Ulama berbeda pendapat mengenai gharar dalam akad tabarru’at (akad sosial).

Pendapat yang lebih kuat dalam hal ini adalah dibolehkan. Sebagaimana yang dinyatakan dalam madzhab Malikiyah ketika membahas hibah al-majhul (pemberian Cuma-Cuma untuk objek yang tidak jelas). Ibnu Rusyd mengatakan,

أن هبة المجهول جائزة كما يجوز رهنه لجواز رهن الغرر
Bahwa hibah majhul dibolehkan. Sebagaimana bolehnya gadai barang yang majhul, karena boleh menggadaikan gharar. (al-Bayan wa at-Tahshil, 13/462).

Pendapat ini juga yang dinilai lebih kuat oleh Syaikhul Islam (al-Fatawa al-Kubro, 5/434) dan pendapat Ibnul Qoyim (I’lamul Muwaqqi’in, 2/28).

Diantara dalilnya adalah hadis Jabir bin Abdillah radhiyallahu ‘anhuma, bahwa Rasulullah shallallahu ‘alaihi wa sallam pernah bersabda kepada beliau,

لَوْ قدْ جاءَ مالُ البَحْرَيْنِ قَدْ أعْطَيْتُكَ هَكَذَا وهَكذَا
“Jika harta kekayaan Bahrain berhasil dikuasai, akan kuberikan kepadamu harta sekian.”

Sampai Rasulullah shallallahu ‘alaihi wa sallam wafat, wilayah Bahrain belum berhasil dikuasai. Ketika Bahrain dikuasai di zaman Abu Bakr radhiyallahu ‘anhu, beliau mengumumkan ke para sahabat,

منْ كانَ لَهُ عِنْدَ النبيِّ صلى الله عَلَيْهِ وَسلم عِدَةٌ أوْ دَيْنٌ فَلْيَأْتِنَا فأتَيْتُهُ
Siapa yang punya utang janji dari Nabi shallallahu ‘alaihi wa sallam atau utang beliau, silahkan menghadap kami, akan kami penuhi.

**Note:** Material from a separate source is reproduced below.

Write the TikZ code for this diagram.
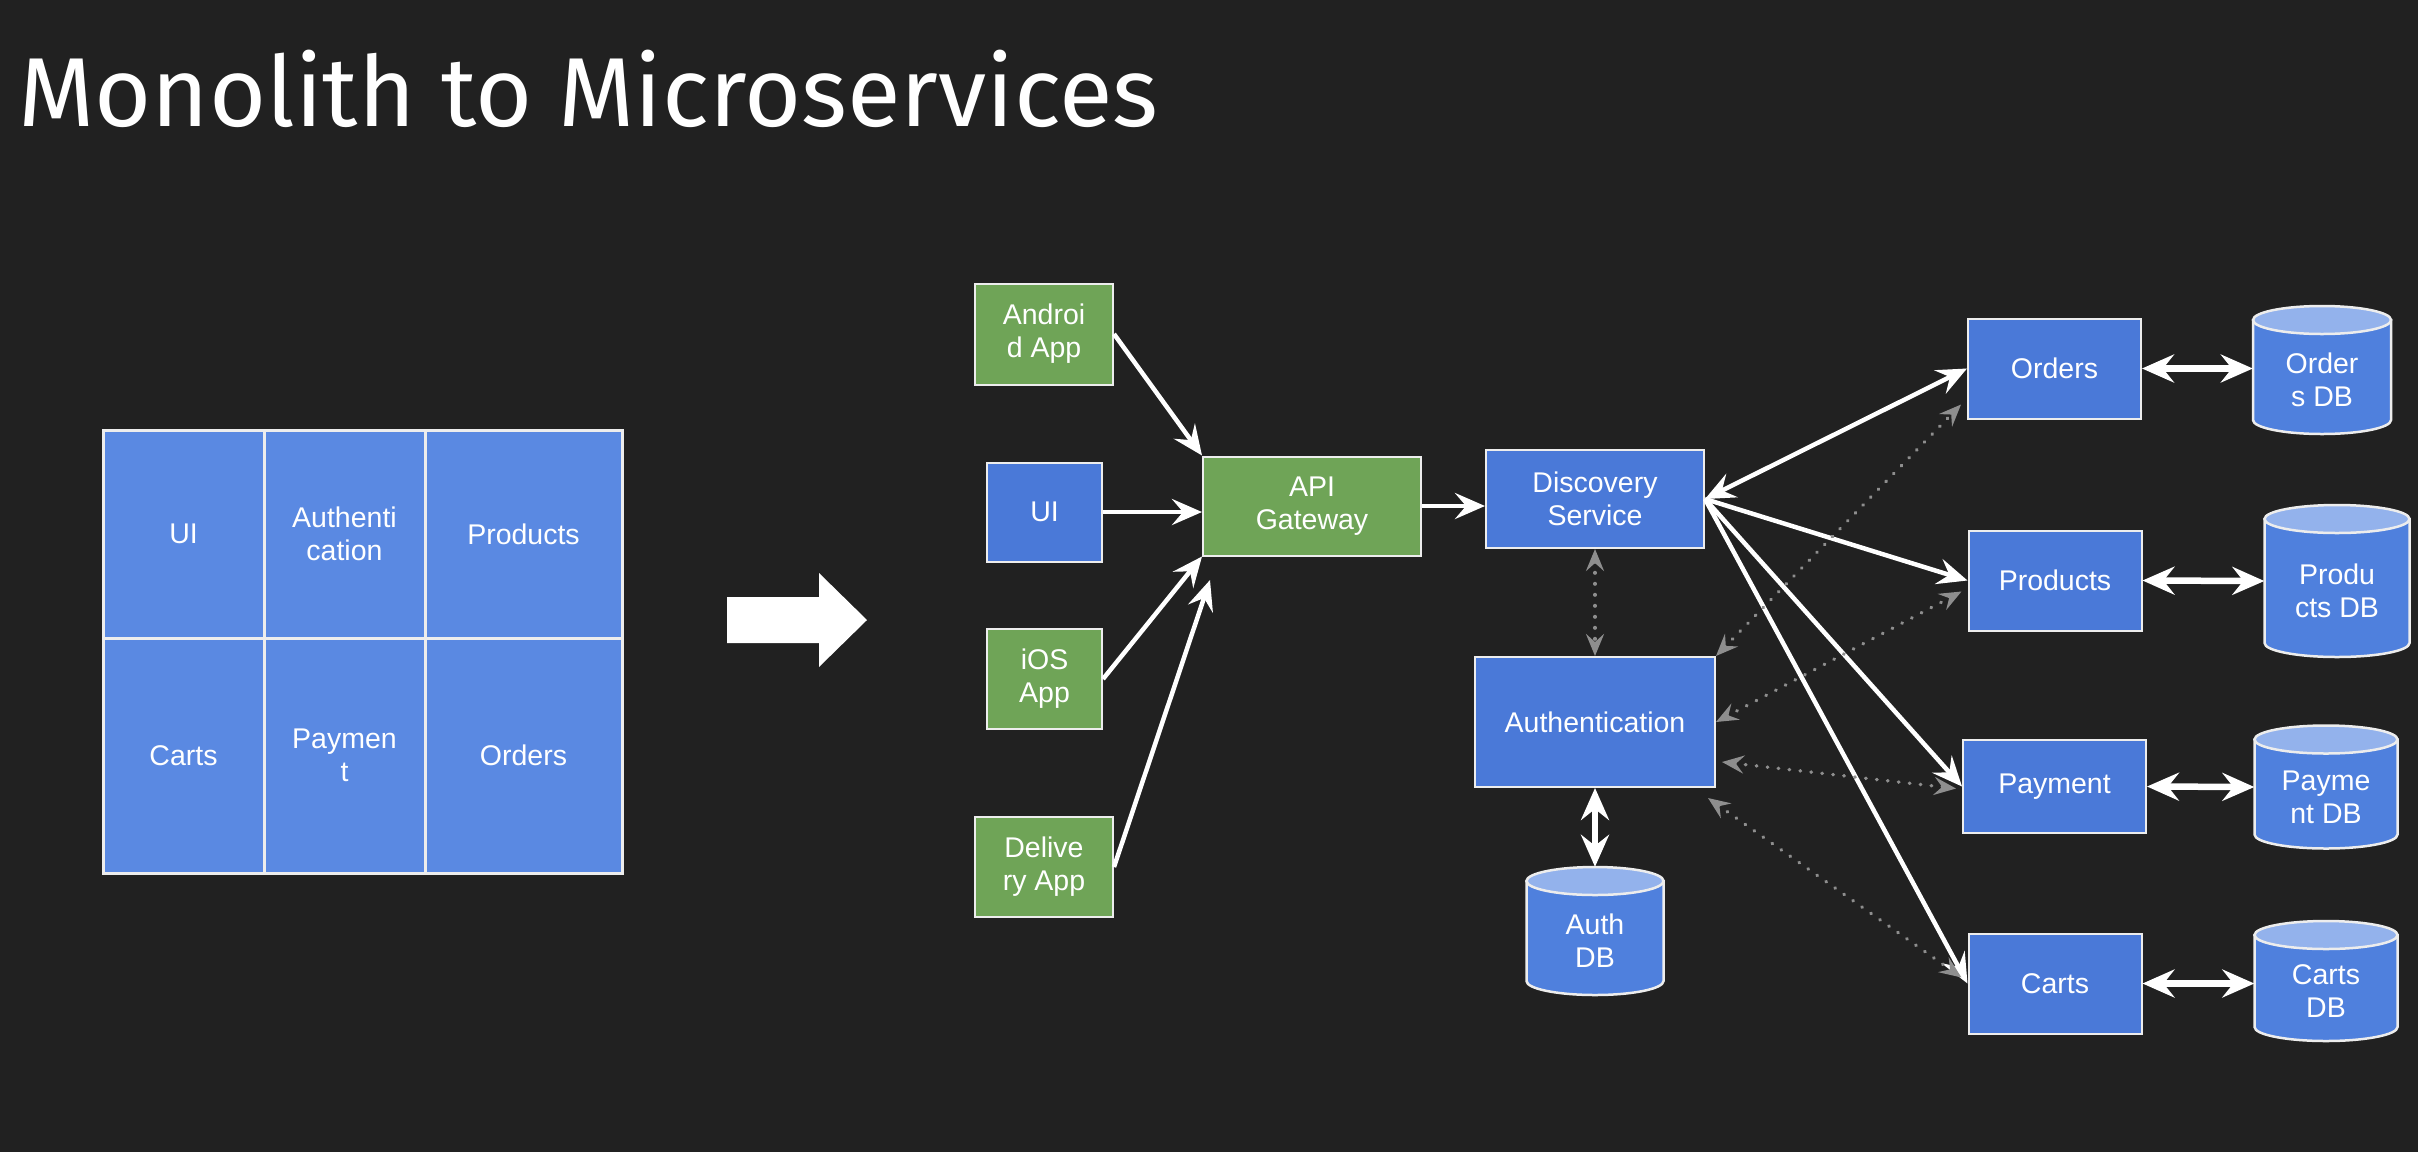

Kemudian Jabir menyampaikan pernyataan Nabi shallallahu ‘alaihi wa sallam. Lalu Abu Bakr mengambil satu cakupan kepadaku. Ketika kuhitung, ternyata jumlahnya 500 dirham.

Abu Bakr juga mengatakan,
“Silahkan ambil lagi semisal ini…” (HR. Bukhari 2296)

Dalam hadis ini, Nabi shallallahu ‘alaihi wa sallam menjanjikan sesuatu kepada Jabir, dalam bentuk pemberian yang ukurannya tidak pasti. Karena itu, pada saat Abu Bakr membayarnya, beliau berikan 1 cakupan, dan tidak menggunakan ukuran. Ini dalil bahwa gharar yang gratis tidak diperhitungkan.

KIS sebagai layanan kesehatan yang diberikan pemerintah sifatnya gratis. Warga tidak ditarik biaya, sehingga kalaupun tidak mendapatkannya, dia tidak merasa dirugikan.

Wallahu a’lam bish showab. Semooga bermanfaat.